• Written instruction: Stop at the line containing "import plotly.graph_objects as go": write out every line from the beginning of the entries up to and including it, minus the pictures.

• Charts and diagrams as code:
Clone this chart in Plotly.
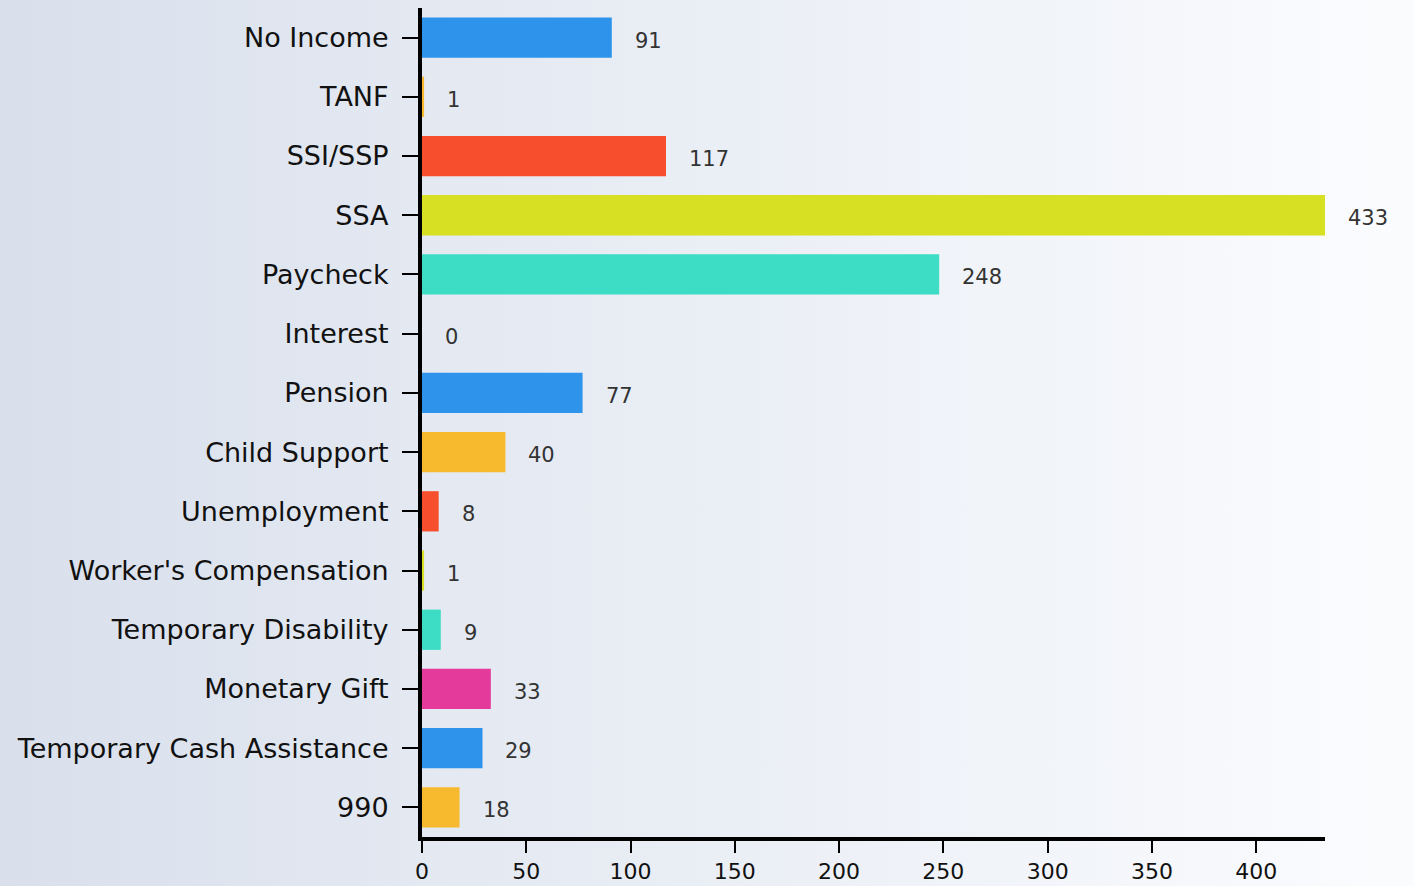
import base64
import plotly.graph_objects as go

categories = [
    "No Income", "TANF", "SSI/SSP", "SSA", "Paycheck", "Interest", "Pension",
    "Child Support", "Unemployment", "Worker's Compensation",
    "Temporary Disability", "Monetary Gift", "Temporary Cash Assistance", "990",
]
counts = [91, 1, 117, 433, 248, 0, 77, 40, 8, 1, 9, 33, 29, 18]
palette = ["#2e93ea", "#f7b92d", "#f74f2d", "#d7e022", "#3ddcc4", "#e33a9b"]
x_ticks = [0, 50, 100, 150, 200, 250, 300, 350, 400]

bar_colors = [palette[i % len(palette)] for i in range(len(categories))]

# left-to-right soft gradient behind everything
svg = (
    '<svg xmlns="http://www.w3.org/2000/svg" width="100" height="100" preserveAspectRatio="none">'
    '<defs><linearGradient id="g" x1="0" y1="0" x2="1" y2="0">'
    '<stop offset="0" stop-color="#d9e0ec"/><stop offset="1" stop-color="#fbfcfe"/>'
    '</linearGradient></defs><rect width="100" height="100" fill="url(#g)"/></svg>'
)
bg_src = "data:image/svg+xml;base64," + base64.b64encode(svg.encode()).decode()

fig = go.Figure(
    go.Bar(
        x=counts,
        y=categories,
        orientation="h",
        marker=dict(color=bar_colors, line=dict(width=0)),
        width=0.68,
        hoverinfo="x+y",
    )
)

# value labels; y given as category index so "990" is not read as a number
for i, val in enumerate(counts):
    fig.add_annotation(
        x=val, y=i, text=str(val), showarrow=False,
        xanchor="left", xshift=21, yshift=-3,
        font=dict(size=21, color="#333333"),
    )

fig.update_layout(
    width=1414,
    height=886,
    margin=dict(l=422, r=89, t=8, b=49),
    paper_bgcolor="#eef1f7",
    plot_bgcolor="rgba(0,0,0,0)",
    font=dict(family="DejaVu Sans, Open Sans, sans-serif", color="#111111"),
    showlegend=False,
    images=[dict(
        source=bg_src, xref="paper", yref="paper", x=-0.4673, y=1.0097,
        sizex=1.5659, sizey=1.0688, sizing="stretch", layer="below",
        xanchor="left", yanchor="top",
    )],
    xaxis=dict(
        range=[0, 433], tickvals=x_ticks, showgrid=False, zeroline=False,
        showline=True, linecolor="#000000", linewidth=4, automargin=False,
        ticks="outside", ticklen=12, tickwidth=2, tickcolor="#000000",
        ticklabelstandoff=0,
        tickfont=dict(size=22, color="#111111"),
    ),
    yaxis=dict(
        type="category", range=[13.5, -0.5], showgrid=False, zeroline=False,
        showline=True, linecolor="#000000", linewidth=4, automargin=False,
        ticks="outside", ticklen=16, tickwidth=2, tickcolor="#000000",
        ticklabelstandoff=8,
        tickfont=dict(size=27, color="#111111"),
    ),
)

# drop the default 8px body margin so the figure fills the window
fig.write_html(
    "out.html",
    config={"displayModeBar": False},
    post_script="document.body.style.margin='0';",
)
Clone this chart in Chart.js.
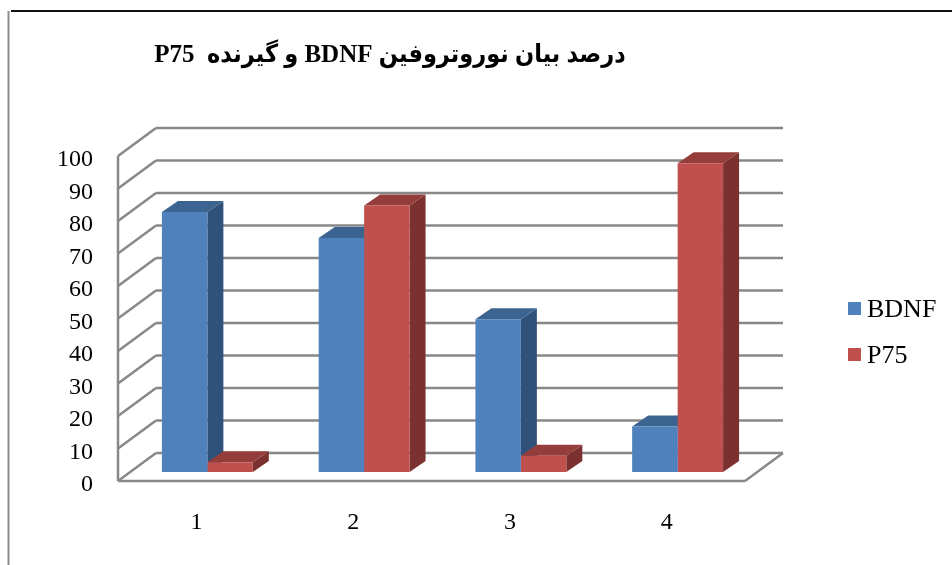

• Complete output:
Clone this chart in Plotly.
import base64
import plotly.graph_objects as go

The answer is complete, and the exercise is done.